You know what? I'm still thinking of sending some of my poems to a local newspaper. Well, it's just that problem is I have a funny feeling that it's not such a good idea. Oh, not to mention that I don't really know if I'm ready for criticisms especially for those not-so-constructive criticisms expressed in a barbaric way. You know what? I guess the best thing for me to do is to keep on blogging even if I don't know where what I'm doing is going. By the way, a college friend asked me through chat on a social networking site a few hours ago if am I thinking of going back to school and proceed to another business-related course. Well, I told her that I'm not interested. Hmm, those weren't really the exact words of our conversation but I guess the thought is there. LOL. I mean, as I've said I really feel like I don't belong in the corporate world. You know what? I'm kind of thinking since there's no such thing as a Creative Writing course in this country where I live in then the course in college closest to Writing that I can think of is no other than Literature.

Well, the problem with Literature is that I don't really feel like studying someone else's work of art. I mean, it's like I'm not really that interested in studying Shakespeare or whoever that is. Well, let's put it this way. I mean, it's like studying Music in grade school and high school. Hmm, it's like teachers and books discuss about Classical Music, Baroque Music, Contemporary Music, and whatever that is which I'm not a bit interested in 'coz my ideal kind of class in Music is for students to be taught how to play musical instruments like guitar, piano, bass, drums, violin, and what not. Oh, not to mention forming groups or bands then students get the chance to write their own songs plus play them in a mini-concert inside the school campus and stuffs like that. I mean, if you can catch my drift.
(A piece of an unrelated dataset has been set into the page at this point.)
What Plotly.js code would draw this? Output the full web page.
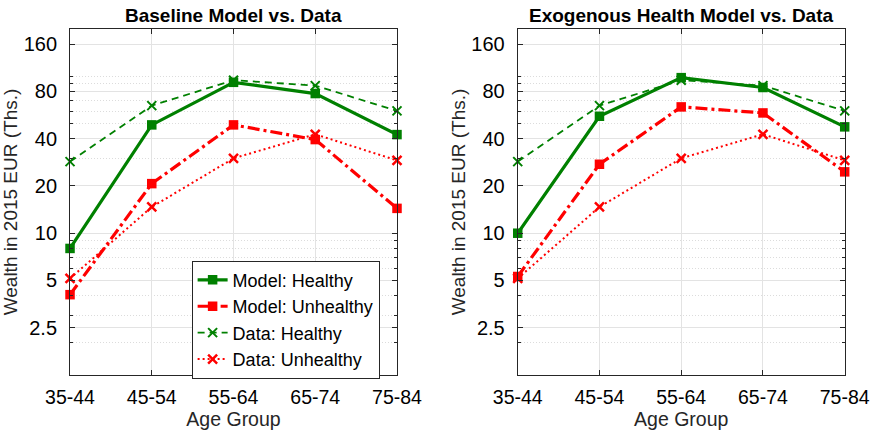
<!DOCTYPE html>
<html>
<head>
<meta charset="utf-8">
<script src="https://cdn.plot.ly/plotly-3.0.1.min.js"></script>
<style>
  html, body { margin: 0; padding: 0; background: #fff; }
  #gd { width: 871px; height: 433px; }
</style>
</head>
<body>
<div id="gd"></div>
<script>
// age groups on the x axis
const ageGroups = ['35-44', '45-54', '55-64', '65-74', '75-84'];
const xPos = [0, 1, 2, 3, 4];

// wealth, thousands of 2015 EUR
const baseModelHealthy   = [8.0, 49.0, 91.5, 77.6, 42.5];
const baseModelUnhealthy = [4.06, 20.7, 49.0, 39.5, 14.4];
const exoModelHealthy    = [10.0, 55.6, 98.0, 84.8, 47.6];
const exoModelUnhealthy  = [5.3, 27.5, 63.8, 58.4, 24.6];
const dataHealthy        = [28.6, 65.0, 94.4, 87.2, 60.2];
const dataUnhealthy      = [5.15, 14.7, 30.0, 42.7, 29.1];

const yTicks = [2.5, 5, 10, 20, 40, 80, 160];
const yMinor = [2, 3, 4, 5, 6, 7, 8, 9, 10, 20, 30, 40, 50, 60, 70, 80, 90, 100, 200];

const GREEN = '#008000';
const RED = '#ff0000';
const FONT = 'Liberation Sans, Arial, Helvetica, sans-serif';

function series(xa, ya, show) {
  return [
    {
      x: xPos, y: xa === 'x' ? baseModelHealthy : exoModelHealthy,
      xaxis: xa, yaxis: ya, name: 'Model: Healthy', showlegend: show,
      mode: 'lines+markers', cliponaxis: false,
      line: {color: GREEN, width: 3.2},
      marker: {symbol: 'square', size: 9.5, color: GREEN}
    },
    {
      x: xPos, y: xa === 'x' ? baseModelUnhealthy : exoModelUnhealthy,
      xaxis: xa, yaxis: ya, name: 'Model: Unhealthy', showlegend: show,
      mode: 'lines+markers', cliponaxis: false,
      line: {color: RED, width: 3.2, dash: '12px,4px,3px,4px'},
      marker: {symbol: 'square', size: 9.5, color: RED}
    },
    {
      x: xPos, y: dataHealthy,
      xaxis: xa, yaxis: ya, name: 'Data: Healthy', showlegend: show,
      mode: 'lines+markers', cliponaxis: false,
      line: {color: GREEN, width: 1.8, dash: '7px,5px'},
      marker: {symbol: 'x-thin-open', size: 9, color: GREEN, line: {color: GREEN, width: 2}}
    },
    {
      x: xPos, y: dataUnhealthy,
      xaxis: xa, yaxis: ya, name: 'Data: Unhealthy', showlegend: show,
      mode: 'lines+markers', cliponaxis: false,
      line: {color: RED, width: 2, dash: '2px,3px'},
      marker: {symbol: 'x-thin-open', size: 9, color: RED, line: {color: RED, width: 2.5}}
    }
  ];
}

const data = series('x', 'y', true).concat(series('x2', 'y2', false));

function xAxis(domain, anchor) {
  return {
    domain: domain, anchor: anchor,
    range: [0, 4],
    tickmode: 'array', tickvals: xPos, ticktext: ageGroups,
    ticks: 'inside', ticklen: 5, tickcolor: '#262626',
    showline: true, linecolor: '#262626', linewidth: 1, mirror: 'ticks',
    showgrid: true, gridcolor: '#e3e3e3', zeroline: false,
    tickfont: {size: 19.5, color: '#000'},
    ticklabelstandoff: 5,
    title: {text: 'Age Group', font: {size: 19.5, color: '#262626'}, standoff: 4},
    automargin: false
  };
}

function yAxis(domain, anchor) {
  return {
    domain: domain, anchor: anchor,
    type: 'log',
    range: [Math.log10(1.25), Math.log10(200)],
    tickmode: 'array', tickvals: yTicks, ticktext: yTicks.map(String),
    ticks: 'inside', ticklen: 5, tickcolor: '#262626',
    showline: true, linecolor: '#262626', linewidth: 1, mirror: 'ticks',
    showgrid: true, gridcolor: '#e3e3e3', zeroline: false,
    minor: {
      tickmode: 'array', tickvals: yMinor,
      ticks: 'inside', ticklen: 3, tickcolor: '#262626',
      showgrid: true, gridcolor: '#dcdcdc', griddash: '1px,2px', gridwidth: 1
    },
    tickfont: {size: 20, color: '#000'},
    ticklabelstandoff: 8,
    title: {text: 'Wealth in 2015 EUR (Ths.)', font: {size: 19, color: '#262626'}, standoff: 0},
    automargin: false
  };
}

const yDom = [0.134, 0.933];

const layout = {
  width: 871, height: 433,
  margin: {l: 0, r: 0, t: 0, b: 0},
  paper_bgcolor: '#fff', plot_bgcolor: '#fff',
  font: {family: FONT, size: 19, color: '#000'},
  showlegend: true,
  xaxis: xAxis([0.0804, 0.4558], 'y'),
  yaxis: yAxis(yDom, 'x'),
  xaxis2: xAxis([0.5944, 0.9698], 'y2'),
  yaxis2: yAxis(yDom, 'x2'),
  legend: {
    x: 0.220, y: 0.398, xanchor: 'left', yanchor: 'top',
    bgcolor: '#fff', bordercolor: '#262626', borderwidth: 1,
    font: {size: 18, color: '#000'},
    tracegroupgap: 0, itemwidth: 30
  },
  annotations: [
    {
      text: '<b>Baseline Model vs. Data</b>', xref: 'paper', yref: 'paper',
      x: 0.268, y: 0.964, xanchor: 'center', yanchor: 'middle', showarrow: false,
      font: {size: 19, color: '#000'}
    },
    {
      text: '<b>Exogenous Health Model vs. Data</b>', xref: 'paper', yref: 'paper',
      x: 0.782, y: 0.964, xanchor: 'center', yanchor: 'middle', showarrow: false,
      font: {size: 19, color: '#000'}
    }
  ]
};

Plotly.newPlot('gd', data, layout, {displayModeBar: false, staticPlot: true});
</script>
</body>
</html>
Oh, or much better come up with a record album as a project for the finals or something. LOL. Hmm, it's just that I know I'm a fool enough to be idealistic especially in today's modern world or what. Oh, not to mention that who am I to suggest a new curriculum for Music in grade school and high school. LOL. Well, I'm thinking maybe some people will go and tell me if that's the case why didn't I just went into a conservatory then. LOL. Hmm, damn it.